Feliz Natal, senhor António
O senhor António era um homem banal, mas teve um sonho invulgar: deveria erguer em frente à sua casa um enorme presépio, com figuras em pedra. Foi uma ideia que se transformou em obsessão. Os vizinhos começaram por reparar naquele estranho jardim, que nascera bizarramente no terreno ao lado da casa baixa. Depois, todas as noites, viram o senhor António na tarefa insana de cortar lascas às pedras, numa obsessão, iluminado apenas por uma lâmpada improvisada, fizesse calor ou frio, sob a chuva ou sob o imenso espectáculo do céu repleto de estrelas. A coisa foi crescendo, até se notar que seria um presépio, com todas as suas figurinhas esculpidas em estilo realista que desagradou aos críticos de arte da vila. Alertadas, as autoridades visitaram a inusitada obra, exigindo ao senhor António que pedisse uma licença municipal, pelo menos isso, para tornar o presépio conforme aos regulamentos camarários. Embora estivesse falido (a pedra fora cara) o senhor António percorreu o calvário da burocracia, pagou as coimas da lei e preencheu mil papéis burocráticos. Muitas pessoas iam de propósito àquela rua anónima da vila, quase no final da zona urbana, para verem o louco a trabalhar na sua visão. As figuras (17, ao todo) iam nascendo, com a família de Cristo, reis magos, pastores, animais, alguns sorrindo, outros numa pose quase triste. Os transeuntes olhavam para aquilo e lamentavam o ar tosco, a maneira ingénua, o que consideravam falta de beleza. Alguns torciam o nariz, abanavam a cabeça. No final, embora já não tivesse dinheiro para comer, o senhor António enfeitou tudo com uma iluminação que acentuava as sombras e criava drama. Na véspera de Natal, muita gente foi ver o presépio. Quase ninguém gostou, mas um grupo de três crianças foi ter com o escultor e uma delas disse: "Feliz Natal, senhor António". Eu era uma dessas três crianças.
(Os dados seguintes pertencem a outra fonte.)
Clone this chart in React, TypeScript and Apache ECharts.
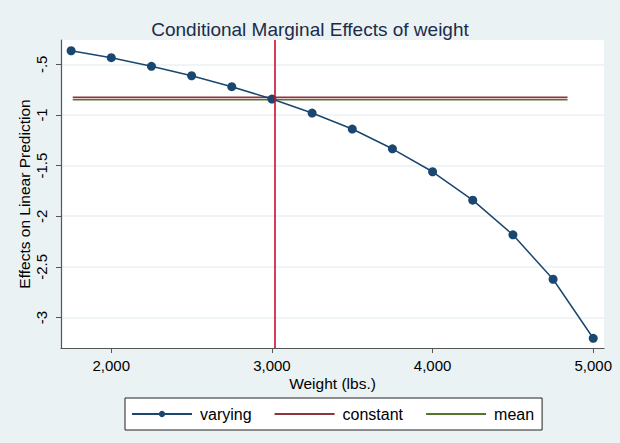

O presépio de pedra já não existe, o senhor António já não existe. A rua da vila é hoje diferente. A estrada passa pelo meio do terreno. Já não há casas baixas, apenas prédios de apartamentos, 17 ao todo.
O presépio de pedra já não existe, o senhor António já não existe. A rua da vila é hoje diferente. A estrada passa pelo meio do terreno. Já não há casas baixas, apenas prédios de apartamentos, 17 ao todo.
Magnífico.
Quanta inspiração, meu amigo!! Jorra-te nas veias...
permita-me um apontamento de teologia básica: o sentido do Presépio é o Calvário.